Tout est fait pour saboter la manif : la circulation n’a été arrêtée qu’au dernier moment, et la marche n’est pas du tout encadrée par la police, comme ce fut pourtant le cas pour d’autres marches autorisées par le passé. 


Arrivés à hauteur de la ligne de front des hommes en noir, les manifestants, pourtant pacifistes, sont repoussés sans ménagement par le bruit de bottes qu’accompagnent des gaz lacrymogènes encore plus abondants et des coups de matraque qui n’épargnent personne. Pas même les plus faibles ni les leaders de l’opposition très présents aujourd’hui (Fadhel Moussa, Ibrahim Kassass, etc.).


Nous avons été témoins de scènes d’évanouissement, de l’agression physique de quelques-uns et quelques-unes de nos confrères, malgré leur brassard « Presse ».

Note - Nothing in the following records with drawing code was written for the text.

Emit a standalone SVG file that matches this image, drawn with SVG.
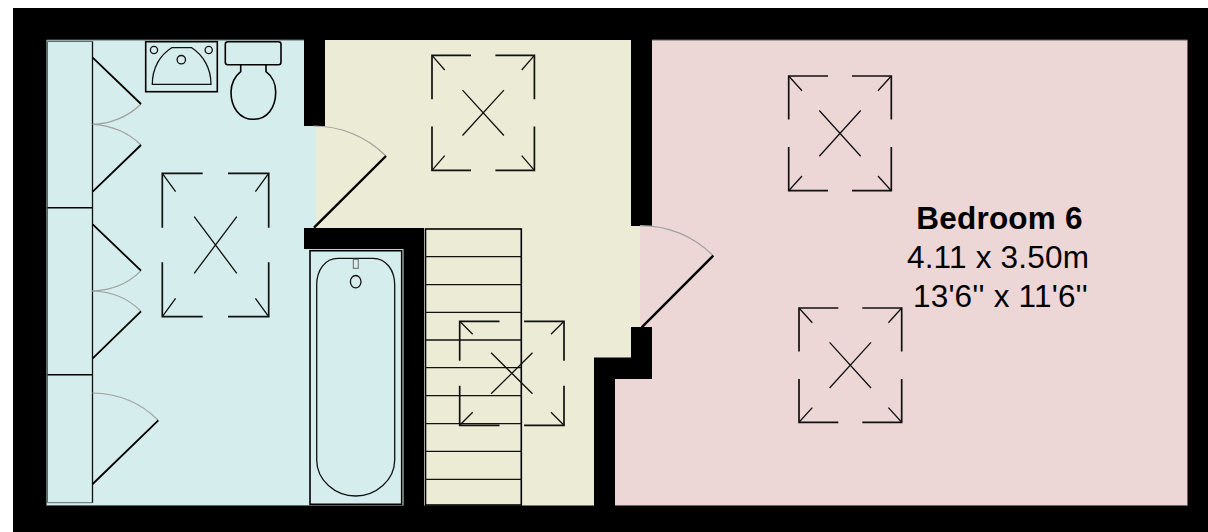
<svg xmlns="http://www.w3.org/2000/svg" width="1208" height="532" viewBox="0 0 1208 532">
<defs><style>
.fix{fill:none;stroke:#111;stroke-width:1.3}
.thick{fill:none;stroke:#000;stroke-width:1.6}
.arc{fill:none;stroke:#a0a0a0;stroke-width:1.2}
.leaf{fill:none;stroke:#000;stroke-width:2.4}
.leaf2{fill:none;stroke:#000;stroke-width:1.8}
.sky{fill:none;stroke:#111;stroke-width:1.7}
.wall{fill:#000;stroke:none}
.edge{fill:none;stroke:#5a6a6a;stroke-width:1}
text{font-family:"Liberation Sans",Arial,sans-serif;font-size:31.5px;letter-spacing:.2px;fill:#000;text-anchor:middle}
</style></defs>
<rect width="1208" height="532" fill="#fff"/>
<rect class="wall" x="13" y="8" width="1195" height="524"/>
<g id="room-bathroom"><path d="M46.500 40H304V126H316V228H304V249H404V505.500H46.500Z" fill="#d5edec"/><path class="edge" d="M304 40H46.500V505.500H404"/></g>
<g id="room-landing"><path d="M325 40H631V226H640V327H631V357.500H594V505.500H424V228H316V126H325Z" fill="#ecebd5"/></g>
<g id="room-bedroom"><path d="M652 40H1187.500V505.500H615V379H652V327H640V226H652Z" fill="#ecd6d6"/><path class="edge" stroke="#5a5050" d="M652 40H1187.500V505.500H615"/></g>
<g id="walls">
<path class="wall" d="M304 40H325V126H304Z"/>
<path class="wall" d="M304 228H424V506H403.500V249H304Z"/>
<path class="wall" d="M631 40H652V226H631Z"/>
<path class="wall" d="M631 327H652V379H615V506H594V358H631Z"/>
</g>
<g id="wardrobes">
<path class="edge" d="M92.500 41.500H47.500V502.700H92.500"/>
<path class="fix" d="M92.500 41.500V502.700"/>
<path class="thick" d="M47.500 207.700H92.500M47.500 374.700H92.500"/>
</g>
<g id="connectors">
<path class="arc" d="M92.700 124.300C110 124 128 117 141 104"/>
<path class="arc" d="M92.700 124.300C110 125 128 132 141 145"/>
<path class="arc" d="M92.300 291C110 290.500 128 284 141 270.700"/>
<path class="arc" d="M92.300 291C110 291.500 128 298 141 311.300"/>
<path class="arc" d="M92.300 393C118 393.500 141 403 158.300 420.300"/>
<path class="arc" d="M313.300 126C340 126 366 136 386 156"/>
<path class="arc" d="M640 225.700C667 225.700 693 236 713.300 255.700"/>
<path class="leaf2" d="M92.700 57.700L141 104M141 145L92.700 191.700M92.700 224.300L141 270.700M141 311.300L92.700 358.300M158.300 420.300L92.700 484"/>
<path class="leaf" d="M386 156L314 227.700M713.300 255.700L641.700 327.300"/>
</g>
<g id="basin">
<rect class="thick" x="145.700" y="41.700" width="71.600" height="50"/>
<path class="fix" d="M152.300 84.300C152.300 68 160 55 171.700 47.700H191.700C203 55 211 68 211 84.300Z"/>
<circle class="fix" cx="154" cy="50" r="3.600"/><circle class="fix" cx="208.700" cy="50" r="3.600"/><circle class="fix" cx="181.300" cy="59.700" r="4.200"/>
</g>
<g id="toilet">
<rect class="thick" x="225.300" y="41.700" width="55.700" height="23" rx="2.500"/>
<path class="thick" d="M240.700 64.700V71.700C235 76 231 84 231 92C231 108 240 119.300 253.300 119.300C267 119.300 275.700 108 275.700 92C275.700 84 272 76 266 71.700V64.700"/>
</g>
<g id="bath">
<rect class="thick" x="310" y="250.700" width="91.700" height="253.600"/>
<path class="fix" d="M316.700 285C316.700 270 325 258.300 338 258.300H373C386 258.300 394.700 270 394.700 285V460C394.700 480 376 496 355.700 496C335 496 316.700 480 316.700 460Z"/>
<ellipse class="fix" cx="355.700" cy="281.700" rx="5.300" ry="6.200"/>
<rect x="353.300" y="259.300" width="5" height="9" fill="none" stroke="#666" stroke-width="1"/>
</g>
<g id="stairs">
<rect class="thick" x="425.500" y="229" width="95.800" height="276"/>
<path class="fix" d="M425.500 256.700H521.300M425.500 284.700H521.300M425.500 312.300H521.300M425.500 340H521.300M425.500 367.700H521.300M425.500 395.700H521.300M425.500 423.700H521.300M425.500 451.300H521.300M425.500 479.300H521.300"/>
</g>
<g id="skylight-bathroom"><path class="sky" d="M202.700 173.300H162.300V227.700M228 173.300H268.700V227.700M202.700 316.700H162.300V262.300M228 316.700H268.700V262.300"/><path class="fix" d="M162.300 173.300L175.600 191.600M268.700 173.300L255.400 191.600M162.300 316.700L175.600 298.400M268.700 316.700L255.400 298.400M194.200 216.700L236.800 273.300M236.800 216.700L194.200 273.300"/></g>
<g id="skylight-landing"><path class="sky" d="M471 55.300H432V99.300M495.400 55.300H534.400V99.300M471 170.300H432V126.500M495.400 170.300H534.400V126.500"/><path class="fix" d="M432 55.300L444.700 70M534.400 55.300L521.700 70M432 170.300L444.700 155.600M534.400 170.300L521.700 155.600M462.500 90.100L503.900 135.500M503.900 90.100L462.500 135.500"/></g>
<g id="skylight-stairs"><path class="sky" d="M499.500 321.300H459.700V360.800M524.100 321.300H564V360.800M499.500 425.300H459.700V385.800M524.100 425.300H564V385.800"/><path class="fix" d="M459.700 321.300L472.700 334.300M564 321.300L551 334.300M459.700 425.300L472.700 412.300M564 425.300L551 412.300M491.100 352.800L532.500 393.800M532.500 352.800L491.100 393.800"/></g>
<g id="skylight-bedroom-1"><path class="sky" d="M828 76H788.700V119.500M852 76H891.300V119.500M828 190.700H788.700V147.100M852 190.700H891.300V147.100"/><path class="fix" d="M788.700 76L802 90.700M891.300 76L878 90.700M788.700 190.700L802 176M891.300 190.700L878 176M819.300 110.500L860.700 156.200M860.700 110.500L819.300 156.200"/></g>
<g id="skylight-bedroom-2"><path class="sky" d="M838.300 308H799V351.400M862.300 308H901.700V351.400M838.300 422.300H799V379M862.300 422.300H901.700V379"/><path class="fix" d="M799 308L812.300 322.700M901.700 308L888.400 322.700M799 422.300L812.300 407.600M901.700 422.300L888.400 407.600M829.600 342.400L871 388M871 342.400L829.600 388"/></g>
<g id="label-bedroom">
<text x="999.500" y="229" font-weight="700">Bedroom 6</text>
<text x="998" y="268">4.11 x 3.50m</text>
<text x="1000.500" y="306.500">13'6'' x 11'6''</text>
</g>
</svg>
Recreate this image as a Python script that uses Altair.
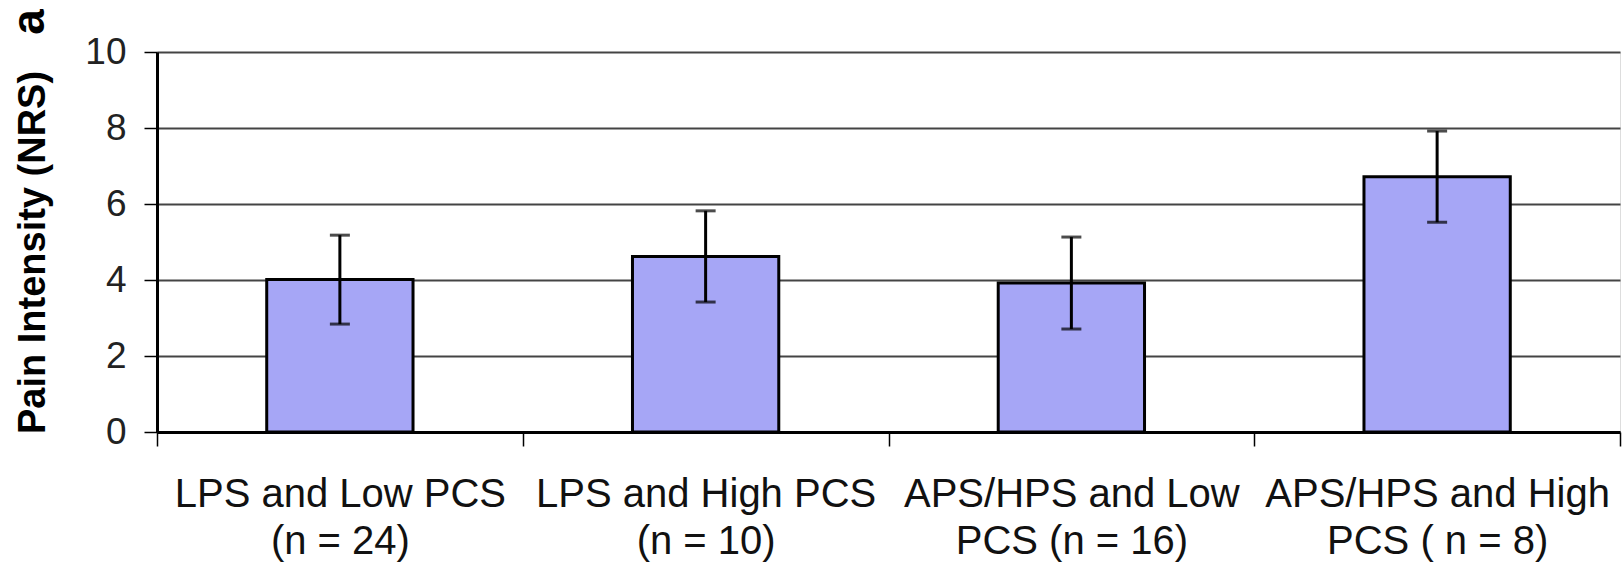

Jaouhar Ben Mbarek, coordinateur du réseau Doustourna, est même arrêté quelques minutes, pour être relâché mais sans son téléphone portable, confisqué par la police.


 


L’inquiétant phénomène des milices


Plus troublant encore que la férocité de la répression, la présence, très notable ce matin, de miliciens en civil, le plus souvent en tenue de sport et portant la barbe. Des sources concordantes nous indiquent qu’ils sont aussi bien des indépendants, des salafistes, et des militants proches du parti Ennahdha.


Ceux-ci aidaient la police, surtout quand les manifestants étaient pourchassés dans les ruelles, jusque dans leurs voitures pour certains, qu’ils criblaient de jets de pierres.


Ainsi, non seulement des policiers nous ont menacés de confisquer notre matériel si continuons de filmer, mais quelques-uns de ces miliciens ont jeté des pierres dans notre direction en toute impunité, et insultaient passants et manifestants de toutes sortes d’injures, en les accusant d’entraver la reprise économique et l’action du gouvernement.


A l’heure où nous écrivons ces lignes les affrontements se poursuivent dans tout le centre-ville. C’est assurément un tournant ; un jour noir pour la transition démocratique en Tunisie, qui augure d’une désobéissance civile en hausse. Un concept d’ailleurs étonnamment mûri dans les slogans rencontrés aujourd’hui.